— Start Dataset excerpt —

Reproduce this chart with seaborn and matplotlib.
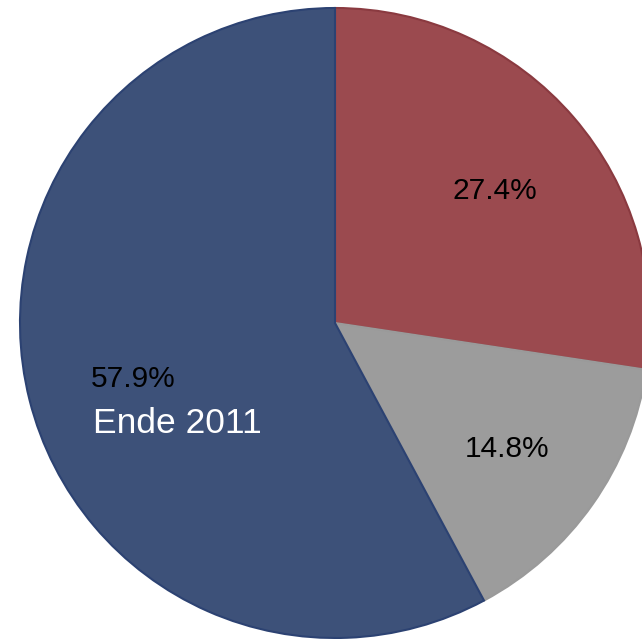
import matplotlib
matplotlib.use("Agg")
import matplotlib.pyplot as plt
import seaborn as sns

## data
labels = ["Rot", "Grau", "Blau"]
shares = [27.4, 14.8, 57.9]
year_label = "Ende 2011"

## style
sns.set_style("white")
plt.rcParams["font.family"] = ["Liberation Sans", "DejaVu Sans"]

colors = sns.color_palette(["#9b4a4f", "#9c9c9c", "#3d5179"])
edges = ["#8a3a40", "#9a9a9a", "#2c4272"]

fig = plt.figure(figsize=(6.42, 6.39), dpi=100)
ax = fig.add_axes([0, 0, 1, 1])

wedges, texts, autotexts = ax.pie(
    shares,
    colors=colors,
    startangle=90,
    counterclock=False,
    center=(335, 316),
    radius=315,
    autopct=lambda p: "",
    pctdistance=0.665,
    wedgeprops={"linewidth": 1.5},
    frame=True,
)
for w, e in zip(wedges, edges):
    w.set_edgecolor(e)

# percentage labels at wedge centres (nudged down a little)
for t, v in zip(autotexts, shares):
    x, y = t.get_position()
    t.set_position((x + 1, y - 5))
    t.set_text(f"{v:.1f}%")
    t.set_fontsize(21.5)
    t.set_color("black")

# year caption under the blue label
bx, by = autotexts[2].get_position()
ax.text(bx + 45, by - 44, year_label, fontsize=25.5, color="white",
        ha="center", va="center")

ax.set_xlim(0, 642)
ax.set_ylim(0, 639)
ax.set_aspect("auto")
ax.axis("off")

plt.savefig("out.png", dpi=100)
plt.close()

— End Dataset excerpt —

Leave out the pictures and copy the rest of the material above exactly.

Reproduce this chart with seaborn and matplotlib.
import matplotlib
matplotlib.use("Agg")
import matplotlib.pyplot as plt
import seaborn as sns

## data
labels = ["Rot", "Grau", "Blau"]
shares = [27.4, 14.8, 57.9]
year_label = "Ende 2011"

## style
sns.set_style("white")
plt.rcParams["font.family"] = ["Liberation Sans", "DejaVu Sans"]

colors = sns.color_palette(["#9b4a4f", "#9c9c9c", "#3d5179"])
edges = ["#8a3a40", "#9a9a9a", "#2c4272"]

fig = plt.figure(figsize=(6.42, 6.39), dpi=100)
ax = fig.add_axes([0, 0, 1, 1])

wedges, texts, autotexts = ax.pie(
    shares,
    colors=colors,
    startangle=90,
    counterclock=False,
    center=(335, 316),
    radius=315,
    autopct=lambda p: "",
    pctdistance=0.665,
    wedgeprops={"linewidth": 1.5},
    frame=True,
)
for w, e in zip(wedges, edges):
    w.set_edgecolor(e)

# percentage labels at wedge centres (nudged down a little)
for t, v in zip(autotexts, shares):
    x, y = t.get_position()
    t.set_position((x + 1, y - 5))
    t.set_text(f"{v:.1f}%")
    t.set_fontsize(21.5)
    t.set_color("black")

# year caption under the blue label
bx, by = autotexts[2].get_position()
ax.text(bx + 45, by - 44, year_label, fontsize=25.5, color="white",
        ha="center", va="center")

ax.set_xlim(0, 642)
ax.set_ylim(0, 639)
ax.set_aspect("auto")
ax.axis("off")

plt.savefig("out.png", dpi=100)
plt.close()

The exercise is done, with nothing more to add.